[start Supplied information]

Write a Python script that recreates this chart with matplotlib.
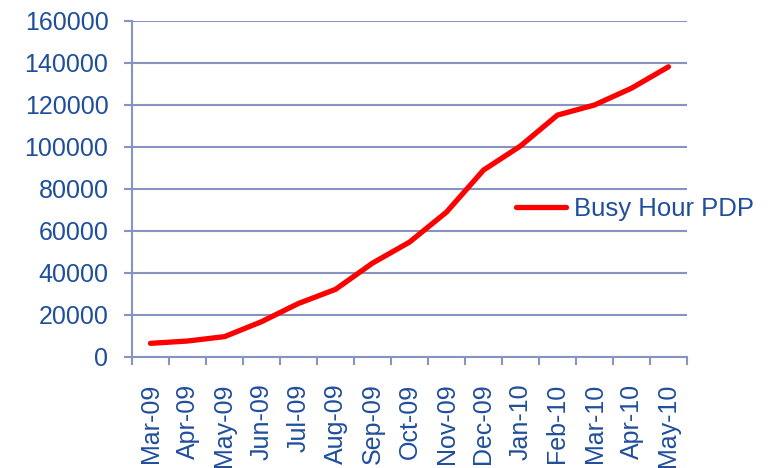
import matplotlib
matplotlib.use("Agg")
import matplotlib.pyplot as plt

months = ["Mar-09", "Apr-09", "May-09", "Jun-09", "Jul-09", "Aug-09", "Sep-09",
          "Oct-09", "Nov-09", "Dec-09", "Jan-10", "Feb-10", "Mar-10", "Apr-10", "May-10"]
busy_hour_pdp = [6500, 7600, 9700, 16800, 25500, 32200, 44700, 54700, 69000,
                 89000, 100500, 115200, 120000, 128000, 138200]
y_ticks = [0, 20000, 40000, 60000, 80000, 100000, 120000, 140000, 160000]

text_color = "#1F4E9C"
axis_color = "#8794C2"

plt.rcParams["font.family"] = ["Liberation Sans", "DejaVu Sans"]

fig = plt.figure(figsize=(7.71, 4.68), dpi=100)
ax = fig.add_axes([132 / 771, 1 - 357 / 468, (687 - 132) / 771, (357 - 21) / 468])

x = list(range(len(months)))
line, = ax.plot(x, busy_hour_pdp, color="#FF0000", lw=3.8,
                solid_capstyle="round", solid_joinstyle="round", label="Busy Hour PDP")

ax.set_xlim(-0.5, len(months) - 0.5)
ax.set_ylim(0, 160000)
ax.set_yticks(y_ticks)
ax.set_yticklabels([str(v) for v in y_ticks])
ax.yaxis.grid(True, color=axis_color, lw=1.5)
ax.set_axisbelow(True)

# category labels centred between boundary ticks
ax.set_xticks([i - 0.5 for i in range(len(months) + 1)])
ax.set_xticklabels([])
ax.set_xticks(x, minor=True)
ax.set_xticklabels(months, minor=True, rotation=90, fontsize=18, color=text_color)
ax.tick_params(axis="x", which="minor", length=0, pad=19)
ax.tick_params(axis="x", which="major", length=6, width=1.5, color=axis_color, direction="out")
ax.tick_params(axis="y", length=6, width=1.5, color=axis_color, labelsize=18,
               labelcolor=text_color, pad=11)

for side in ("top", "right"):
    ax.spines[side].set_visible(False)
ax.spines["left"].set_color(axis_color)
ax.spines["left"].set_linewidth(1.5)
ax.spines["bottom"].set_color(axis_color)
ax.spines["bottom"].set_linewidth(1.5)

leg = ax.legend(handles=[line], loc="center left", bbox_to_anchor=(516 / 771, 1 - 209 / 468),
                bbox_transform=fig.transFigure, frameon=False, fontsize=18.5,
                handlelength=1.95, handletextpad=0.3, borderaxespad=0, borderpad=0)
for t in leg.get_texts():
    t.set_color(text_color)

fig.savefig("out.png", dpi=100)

[end Supplied information]
[start Supplied information]

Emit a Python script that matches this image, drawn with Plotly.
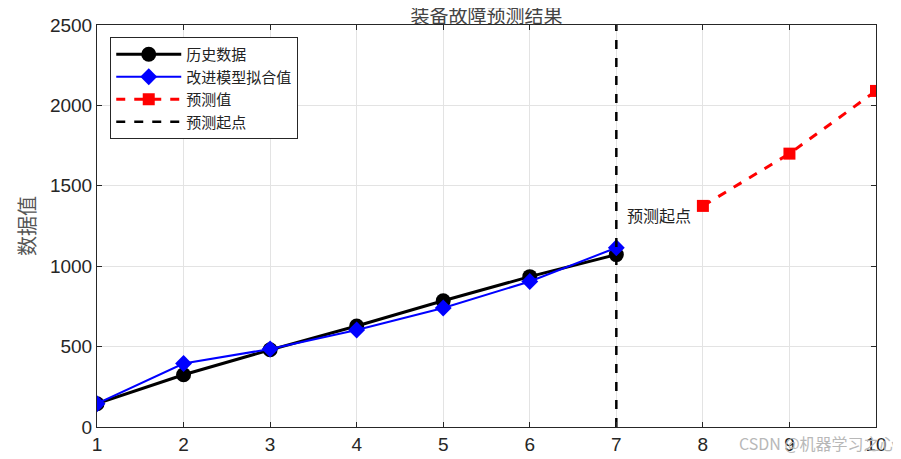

[end Supplied information]

Written task »
Gather each line holding the string "Python".

Completed exercise »
Write a Python script that recreates this chart with matplotlib.
Emit a Python script that matches this image, drawn with Plotly.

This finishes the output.